• _DO THIS_
Exclude the pictures and reproduce the remaining data exactly as written.

• _STORED DATA_
## BEGIN

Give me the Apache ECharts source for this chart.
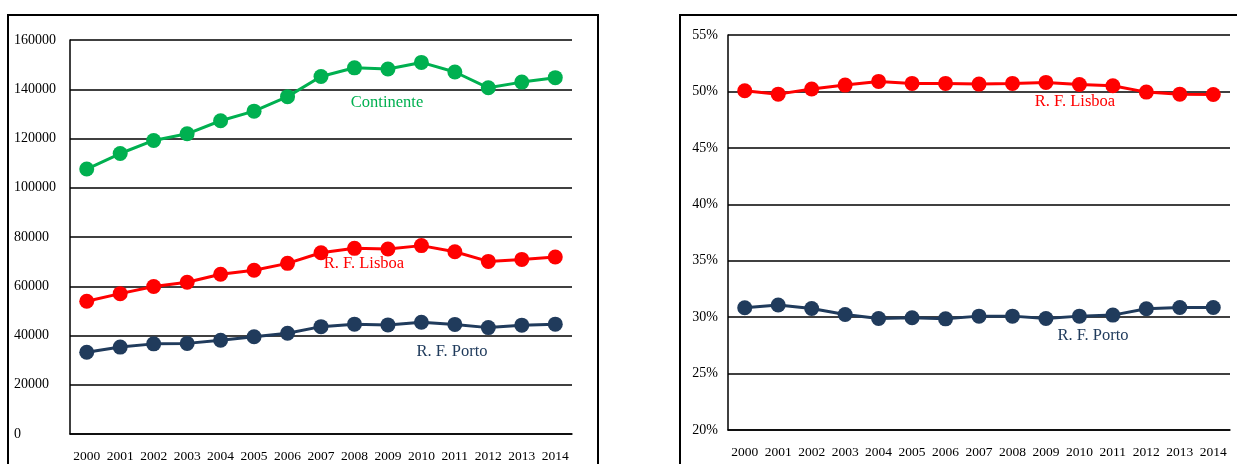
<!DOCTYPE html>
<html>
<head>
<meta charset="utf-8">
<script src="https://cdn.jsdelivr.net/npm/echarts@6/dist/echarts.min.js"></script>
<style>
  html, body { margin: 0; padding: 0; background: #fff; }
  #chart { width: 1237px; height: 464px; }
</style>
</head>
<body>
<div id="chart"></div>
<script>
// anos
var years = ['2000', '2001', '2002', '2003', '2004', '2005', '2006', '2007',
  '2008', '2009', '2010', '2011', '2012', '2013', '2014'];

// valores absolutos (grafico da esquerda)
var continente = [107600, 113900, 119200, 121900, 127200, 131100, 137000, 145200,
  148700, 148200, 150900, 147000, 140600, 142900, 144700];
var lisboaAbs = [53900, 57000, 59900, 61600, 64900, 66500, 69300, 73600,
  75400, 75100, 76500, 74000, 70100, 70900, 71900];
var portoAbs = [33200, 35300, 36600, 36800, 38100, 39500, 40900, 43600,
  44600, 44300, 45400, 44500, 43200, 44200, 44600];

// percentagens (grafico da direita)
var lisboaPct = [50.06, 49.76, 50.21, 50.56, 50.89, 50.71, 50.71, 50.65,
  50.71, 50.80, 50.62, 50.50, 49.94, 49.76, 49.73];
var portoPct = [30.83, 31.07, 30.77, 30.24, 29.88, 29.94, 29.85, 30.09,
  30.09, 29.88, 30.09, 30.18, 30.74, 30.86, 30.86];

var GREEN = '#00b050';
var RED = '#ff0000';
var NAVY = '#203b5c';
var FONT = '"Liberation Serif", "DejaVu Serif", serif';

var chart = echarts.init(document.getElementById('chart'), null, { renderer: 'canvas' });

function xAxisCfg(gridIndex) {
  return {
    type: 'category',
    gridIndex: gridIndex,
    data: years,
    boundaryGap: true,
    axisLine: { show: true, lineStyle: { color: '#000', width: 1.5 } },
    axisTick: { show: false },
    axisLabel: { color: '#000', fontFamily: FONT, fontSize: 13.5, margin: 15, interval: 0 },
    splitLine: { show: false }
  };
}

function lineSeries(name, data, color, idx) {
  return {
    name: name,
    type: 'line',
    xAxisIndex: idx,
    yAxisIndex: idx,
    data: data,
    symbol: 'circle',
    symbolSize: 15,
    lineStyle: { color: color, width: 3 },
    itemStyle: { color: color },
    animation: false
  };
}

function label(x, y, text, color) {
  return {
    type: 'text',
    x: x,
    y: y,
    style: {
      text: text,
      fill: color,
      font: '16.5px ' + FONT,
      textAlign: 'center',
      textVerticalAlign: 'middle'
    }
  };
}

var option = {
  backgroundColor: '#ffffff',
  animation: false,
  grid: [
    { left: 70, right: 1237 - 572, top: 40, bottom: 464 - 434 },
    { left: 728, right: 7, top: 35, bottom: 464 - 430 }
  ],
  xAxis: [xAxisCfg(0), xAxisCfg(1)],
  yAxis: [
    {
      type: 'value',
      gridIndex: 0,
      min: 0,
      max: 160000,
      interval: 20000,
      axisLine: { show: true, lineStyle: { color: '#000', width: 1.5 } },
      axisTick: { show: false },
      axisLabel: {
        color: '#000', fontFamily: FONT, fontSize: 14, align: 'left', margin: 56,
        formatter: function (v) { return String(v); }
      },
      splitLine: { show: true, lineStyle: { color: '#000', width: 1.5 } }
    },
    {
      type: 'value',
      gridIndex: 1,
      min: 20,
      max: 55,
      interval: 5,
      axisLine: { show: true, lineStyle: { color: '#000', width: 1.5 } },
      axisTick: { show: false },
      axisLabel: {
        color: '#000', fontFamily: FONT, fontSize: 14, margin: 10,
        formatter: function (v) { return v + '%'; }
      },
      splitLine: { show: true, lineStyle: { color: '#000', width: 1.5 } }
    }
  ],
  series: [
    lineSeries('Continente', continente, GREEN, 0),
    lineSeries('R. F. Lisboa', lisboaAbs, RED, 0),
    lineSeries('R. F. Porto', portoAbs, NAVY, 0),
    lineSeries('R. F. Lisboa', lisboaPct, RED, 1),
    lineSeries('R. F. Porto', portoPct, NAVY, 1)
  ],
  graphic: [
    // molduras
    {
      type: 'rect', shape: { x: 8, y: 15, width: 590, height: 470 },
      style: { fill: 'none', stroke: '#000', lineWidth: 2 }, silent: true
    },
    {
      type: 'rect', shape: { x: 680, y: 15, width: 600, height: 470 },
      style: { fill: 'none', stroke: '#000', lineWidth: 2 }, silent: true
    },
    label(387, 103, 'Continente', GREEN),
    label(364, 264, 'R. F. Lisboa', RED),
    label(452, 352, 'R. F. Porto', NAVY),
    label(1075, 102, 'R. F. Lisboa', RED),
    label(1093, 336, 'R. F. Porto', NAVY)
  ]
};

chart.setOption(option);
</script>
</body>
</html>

## END

• _WRITTEN RESPONSE_
Give me the Apache ECharts source for this chart.
<!DOCTYPE html>
<html>
<head>
<meta charset="utf-8">
<script src="https://cdn.jsdelivr.net/npm/echarts@6/dist/echarts.min.js"></script>
<style>
  html, body { margin: 0; padding: 0; background: #fff; }
  #chart { width: 1237px; height: 464px; }
</style>
</head>
<body>
<div id="chart"></div>
<script>
// anos
var years = ['2000', '2001', '2002', '2003', '2004', '2005', '2006', '2007',
  '2008', '2009', '2010', '2011', '2012', '2013', '2014'];

// valores absolutos (grafico da esquerda)
var continente = [107600, 113900, 119200, 121900, 127200, 131100, 137000, 145200,
  148700, 148200, 150900, 147000, 140600, 142900, 144700];
var lisboaAbs = [53900, 57000, 59900, 61600, 64900, 66500, 69300, 73600,
  75400, 75100, 76500, 74000, 70100, 70900, 71900];
var portoAbs = [33200, 35300, 36600, 36800, 38100, 39500, 40900, 43600,
  44600, 44300, 45400, 44500, 43200, 44200, 44600];

// percentagens (grafico da direita)
var lisboaPct = [50.06, 49.76, 50.21, 50.56, 50.89, 50.71, 50.71, 50.65,
  50.71, 50.80, 50.62, 50.50, 49.94, 49.76, 49.73];
var portoPct = [30.83, 31.07, 30.77, 30.24, 29.88, 29.94, 29.85, 30.09,
  30.09, 29.88, 30.09, 30.18, 30.74, 30.86, 30.86];

var GREEN = '#00b050';
var RED = '#ff0000';
var NAVY = '#203b5c';
var FONT = '"Liberation Serif", "DejaVu Serif", serif';

var chart = echarts.init(document.getElementById('chart'), null, { renderer: 'canvas' });

function xAxisCfg(gridIndex) {
  return {
    type: 'category',
    gridIndex: gridIndex,
    data: years,
    boundaryGap: true,
    axisLine: { show: true, lineStyle: { color: '#000', width: 1.5 } },
    axisTick: { show: false },
    axisLabel: { color: '#000', fontFamily: FONT, fontSize: 13.5, margin: 15, interval: 0 },
    splitLine: { show: false }
  };
}

function lineSeries(name, data, color, idx) {
  return {
    name: name,
    type: 'line',
    xAxisIndex: idx,
    yAxisIndex: idx,
    data: data,
    symbol: 'circle',
    symbolSize: 15,
    lineStyle: { color: color, width: 3 },
    itemStyle: { color: color },
    animation: false
  };
}

function label(x, y, text, color) {
  return {
    type: 'text',
    x: x,
    y: y,
    style: {
      text: text,
      fill: color,
      font: '16.5px ' + FONT,
      textAlign: 'center',
      textVerticalAlign: 'middle'
    }
  };
}

var option = {
  backgroundColor: '#ffffff',
  animation: false,
  grid: [
    { left: 70, right: 1237 - 572, top: 40, bottom: 464 - 434 },
    { left: 728, right: 7, top: 35, bottom: 464 - 430 }
  ],
  xAxis: [xAxisCfg(0), xAxisCfg(1)],
  yAxis: [
    {
      type: 'value',
      gridIndex: 0,
      min: 0,
      max: 160000,
      interval: 20000,
      axisLine: { show: true, lineStyle: { color: '#000', width: 1.5 } },
      axisTick: { show: false },
      axisLabel: {
        color: '#000', fontFamily: FONT, fontSize: 14, align: 'left', margin: 56,
        formatter: function (v) { return String(v); }
      },
      splitLine: { show: true, lineStyle: { color: '#000', width: 1.5 } }
    },
    {
      type: 'value',
      gridIndex: 1,
      min: 20,
      max: 55,
      interval: 5,
      axisLine: { show: true, lineStyle: { color: '#000', width: 1.5 } },
      axisTick: { show: false },
      axisLabel: {
        color: '#000', fontFamily: FONT, fontSize: 14, margin: 10,
        formatter: function (v) { return v + '%'; }
      },
      splitLine: { show: true, lineStyle: { color: '#000', width: 1.5 } }
    }
  ],
  series: [
    lineSeries('Continente', continente, GREEN, 0),
    lineSeries('R. F. Lisboa', lisboaAbs, RED, 0),
    lineSeries('R. F. Porto', portoAbs, NAVY, 0),
    lineSeries('R. F. Lisboa', lisboaPct, RED, 1),
    lineSeries('R. F. Porto', portoPct, NAVY, 1)
  ],
  graphic: [
    // molduras
    {
      type: 'rect', shape: { x: 8, y: 15, width: 590, height: 470 },
      style: { fill: 'none', stroke: '#000', lineWidth: 2 }, silent: true
    },
    {
      type: 'rect', shape: { x: 680, y: 15, width: 600, height: 470 },
      style: { fill: 'none', stroke: '#000', lineWidth: 2 }, silent: true
    },
    label(387, 103, 'Continente', GREEN),
    label(364, 264, 'R. F. Lisboa', RED),
    label(452, 352, 'R. F. Porto', NAVY),
    label(1075, 102, 'R. F. Lisboa', RED),
    label(1093, 336, 'R. F. Porto', NAVY)
  ]
};

chart.setOption(option);
</script>
</body>
</html>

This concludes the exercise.